What to watch next and conditional scenarios
Three indicators will materially affect OKX’s practical value to traders over the next 12–24 months: (A) regulatory clarity and market access decisions in major jurisdictions, especially the US; (B) frequency and granularity of PoR snapshots — more frequent, real-time proofs would raise transparency; (C) technical developments on OKC (its EVM chain) and Web3 Wallet integrations that reduce friction between trading and on-chain activity. If regulation opens a path to US access, OKX could compete directly with US-legitimate venues — but that depends on longstanding legal and compliance negotiations, not product upgrades alone.
All predictive scenarios are conditional: they depend on regulatory direction, macro liquidity conditions, and exchange operational choices. Traders should monitor these signals rather than treat any single feature as a permanent advantage.
FAQ
Is OKX safe to use for a high-frequency trader?
“Safe” is relative. Technically OKX implements cold storage, multi-sig approvals, and 2FA for withdrawals — mechanisms that reduce certain classes of risk. For HFT, latency, API reliability, and order-book depth matter more than custody mechanisms. Test APIs under load, review rate limits, and consider a colocated or low-latency setup if microseconds matter. Also, remember PoR is helpful but not a silver bullet for real-time counterparty risk.
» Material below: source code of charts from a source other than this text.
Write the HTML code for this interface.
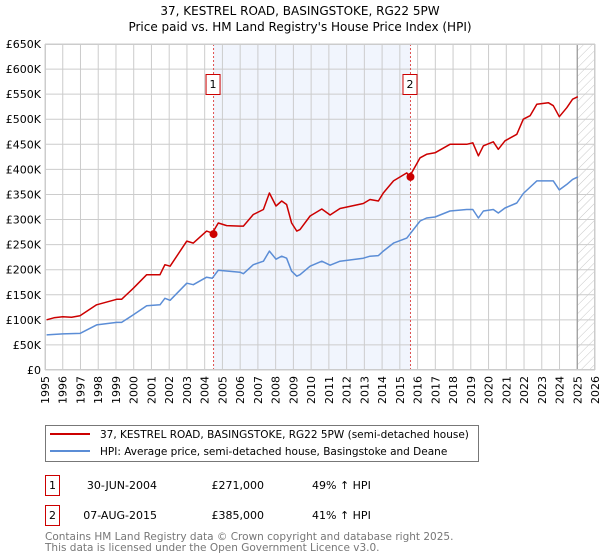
<!DOCTYPE html>
<html><head><meta charset="utf-8"><style>
body{margin:0;background:#fff;}
svg{display:block;font-family:"DejaVu Sans","Liberation Sans",sans-serif;}
</style></head><body>
<svg id="chart" width="600" height="560" viewBox="0 0 600 560">
<defs>
<pattern id="hatch" width="6" height="6" patternUnits="userSpaceOnUse" patternTransform="rotate(45)">
<line x1="0" y1="0" x2="0" y2="6" stroke="#c8c8c8" stroke-width="1"/>
</pattern>
</defs>
<text x="300" y="15" text-anchor="middle" font-size="12" fill="#000">37, KESTREL ROAD, BASINGSTOKE, RG22 5PW</text>
<text x="300" y="31" text-anchor="middle" font-size="12" fill="#000">Price paid vs. HM Land Registry's House Price Index (HPI)</text>
<g id="plot"></g>
<g>
<rect x="45.5" y="425.5" width="433" height="36" fill="#fff" stroke="#777"/>
<line x1="50" y1="434" x2="90" y2="434" stroke="#cc0000" stroke-width="2"/>
<text x="100" y="438" font-size="10.5">37, KESTREL ROAD, BASINGSTOKE, RG22 5PW (semi-detached house)</text>
<line x1="50" y1="451" x2="90" y2="451" stroke="#5b8dd6" stroke-width="2"/>
<text x="100" y="455" font-size="10.5">HPI: Average price, semi-detached house, Basingstoke and Deane</text>
</g>
<g font-size="11">
<rect x="45.5" y="475.5" width="14" height="20" fill="#fff" stroke="#cc0000"/>
<text x="52.5" y="489" text-anchor="middle">1</text>
<text x="157" y="489" text-anchor="end">30-JUN-2004</text>
<text x="264" y="489" text-anchor="end">£271,000</text>
<text x="312" y="489">49% ↑ HPI</text>
<rect x="45.5" y="505.5" width="14" height="20" fill="#fff" stroke="#cc0000"/>
<text x="52.5" y="519" text-anchor="middle">2</text>
<text x="157" y="519" text-anchor="end">07-AUG-2015</text>
<text x="264" y="519" text-anchor="end">£385,000</text>
<text x="312" y="519">41% ↑ HPI</text>
</g>
<text x="45" y="540" font-size="10.5" fill="#777">Contains HM Land Registry data © Crown copyright and database right 2025.</text>
<text x="45" y="551" font-size="10.5" fill="#777">This data is licensed under the Open Government Licence v3.0.</text>
</svg>
<script>
const yTickValues=[0,50,100,150,200,250,300,350,400,450,500,550,600,650];
const yTickLabels=["£0","£50K","£100K","£150K","£200K","£250K","£300K","£350K","£400K","£450K","£500K","£550K","£600K","£650K"];
const xTickYears=[1995,1996,1997,1998,1999,2000,2001,2002,2003,2004,2005,2006,2007,2008,2009,2010,2011,2012,2013,2014,2015,2016,2017,2018,2019,2020,2021,2022,2023,2024,2025,2026];
const redYears=[1995.09,1995.5,1996.0,1996.5,1996.97,1997.91,1999.04,1999.32,1999.98,2000.73,2001.48,2001.76,2002.05,2002.99,2003.36,2004.11,2004.43,2004.77,2005.24,2005.99,2006.18,2006.74,2007.31,2007.65,2008.02,2008.34,2008.62,2008.9,2009.19,2009.37,2009.94,2010.6,2011.07,2011.63,2012.94,2013.32,2013.79,2014.07,2014.64,2015.39,2015.54,2016.14,2016.51,2016.98,2017.83,2018.77,2019.11,2019.43,2019.71,2020.27,2020.55,2020.93,2021.59,2021.96,2022.34,2022.72,2023.37,2023.65,2023.99,2024.41,2024.74,2025.03];
const redValues=[100,104,106,105,108,130,141,141,163,190,190,210,207,257,253,277,273,293,288,287,287,310,320,353,327,337,330,293,277,280,307,321,309,322,332,340,337,353,377,393,385,423,430,433,450,450,453,427,447,455,440,457,470,500,507,530,533,527,505,523,540,545];
const hpiYears=[1995.09,1996.0,1996.97,1997.91,1999.04,1999.32,1999.98,2000.73,2001.48,2001.76,2002.05,2002.99,2003.36,2004.11,2004.43,2004.77,2005.99,2006.18,2006.74,2007.31,2007.65,2008.02,2008.34,2008.62,2008.9,2009.19,2009.37,2009.94,2010.6,2011.07,2011.63,2012.94,2013.32,2013.79,2014.07,2014.64,2015.39,2016.14,2016.51,2016.98,2017.83,2018.77,2019.11,2019.43,2019.71,2020.27,2020.55,2020.93,2021.59,2021.96,2022.72,2023.37,2023.65,2023.99,2024.41,2024.74,2025.03];
const hpiValues=[70,72,73,90,95,95,110,128,130,143,139,173,170,185,183,199,195,192,210,217,237,221,227,223,197,187,190,207,217,209,217,223,227,228,237,253,263,297,303,305,317,320,320,303,317,320,313,323,333,352,377,377,377,359,370,380,385];
const saleYears=[2004.5,2015.6];
const saleValues=[271,385];
const saleLabels=["1","2"];
const dataEndYear=2025.0;

const X0=45,X1=595,Y0=370,Y1=44;
const xs=y=>X0+(y-1995)/(2026-1995)*(X1-X0);
const ys=v=>Y0-v/650*(Y0-Y1);
const NS="http://www.w3.org/2000/svg";
const plot=document.getElementById('plot');
function mk(tag,attrs,parent){const e=document.createElementNS(NS,tag);for(const k in attrs)e.setAttribute(k,attrs[k]);(parent||plot).appendChild(e);return e;}

const bg=mk('rect',{x:X0,y:Y1,width:X1-X0,height:Y0-Y1,fill:'#fff'});


const shade=mk('rect',{x:xs(saleYears[0]),y:Y1,width:xs(saleYears[1])-xs(saleYears[0]),height:Y0-Y1,fill:'#eef3fd',opacity:0.8});


const hatch=mk('rect',{x:xs(dataEndYear),y:Y1,width:X1-xs(dataEndYear),height:Y0-Y1,fill:'url(#hatch)'});



xTickYears.forEach((yr,i)=>{
  const l=mk('line',{x1:xs(yr),x2:xs(yr),y1:Y1,y2:Y0,stroke:'#cccccc','stroke-width':1});
  
  
  const t=mk('text',{x:0,y:0,'font-size':11,'text-anchor':'end',transform:`translate(${xs(yr)+4},${Y0+6}) rotate(-90)`});
  t.textContent=yr;
  
  
});
yTickValues.forEach((v,i)=>{
  const l=mk('line',{x1:X0,x2:X1,y1:ys(v),y2:ys(v),stroke:'#cccccc','stroke-width':1});
  
  
  const t=mk('text',{x:X0-4,y:ys(v)+4,'font-size':11,'text-anchor':'end'});
  t.textContent=yTickLabels[i];
  
  
});
const endLine=mk('line',{x1:xs(dataEndYear),x2:xs(dataEndYear),y1:Y1,y2:Y0,stroke:'#999','stroke-width':1.2});



saleYears.forEach((yr,i)=>{
  const l=mk('line',{x1:xs(yr),x2:xs(yr),y1:Y1,y2:Y0,stroke:'#e05050','stroke-width':1,'stroke-dasharray':'2,2'});
  
  
});

function pathFrom(xa,va){return xa.map((yr,i)=>(i?'L':'M')+xs(yr).toFixed(1)+','+ys(va[i]).toFixed(1)).join(' ');}
const hpi=mk('path',{d:pathFrom(hpiYears,hpiValues),fill:'none',stroke:'#5b8dd6','stroke-width':1.5,'stroke-linejoin':'round'});


const red=mk('path',{d:pathFrom(redYears,redValues),fill:'none',stroke:'#cc0000','stroke-width':1.5,'stroke-linejoin':'round'});



saleYears.forEach((yr,i)=>{
  const c=mk('circle',{cx:xs(yr),cy:ys(saleValues[i]),r:4,fill:'#cc0000'});
  
  
  const b=mk('rect',{x:xs(yr)-7.5,y:74.5,width:14,height:20,fill:'#fff',stroke:'#cc0000'});
  
  
  const t=mk('text',{x:xs(yr)-0.5,y:88,'font-size':11,'text-anchor':'middle'});
  t.textContent=saleLabels[i];
  
  
});
const frame=mk('rect',{x:X0+0.5,y:Y1+0.5,width:X1-X0-1,height:Y0-Y1-1,fill:'none',stroke:'#cccccc'});


</script>
</body></html>
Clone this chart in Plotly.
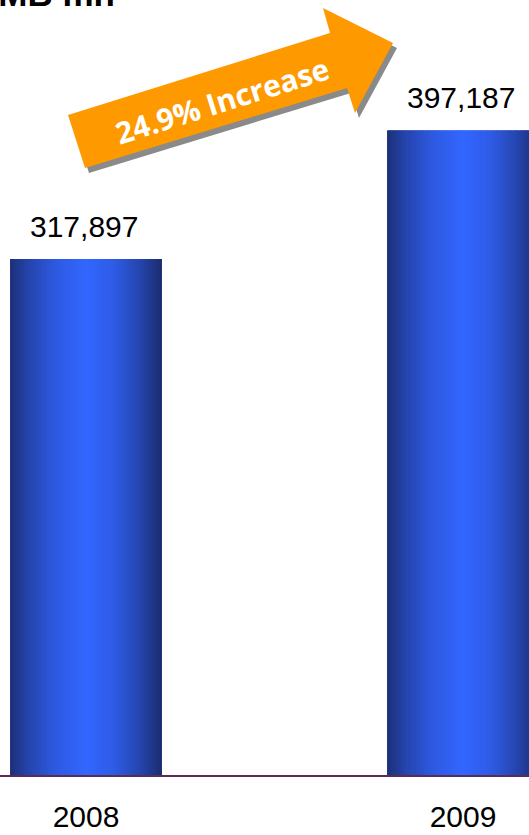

Can US residents open an OKX account?
No. OKX enforces strict regional restrictions and is unavailable to residents of the United States. If you are in the US you must choose another exchange that offers the products and compliance posture you require.
What is OKX Proof of Reserves and why should I care?
Proof of Reserves is an auditable Merkle Tree-based snapshot showing that customer balances are included in the exchange’s assets at the snapshot time. It matters because it provides measurable transparency on asset holdings; its limitation is that it is point-in-time and does not show liabilities or guarantee future liquidity under stress.
How should I split holdings between OKX and personal wallets?
There is no universal rule, but a common approach is to keep capital needed for active trading on an exchange while moving longer-term holdings to a non-custodial wallet or hardware cold storage. OKX’s built-in Web3 Wallet simplifies transfers, but moving to non-custodial storage places full key responsibility on you.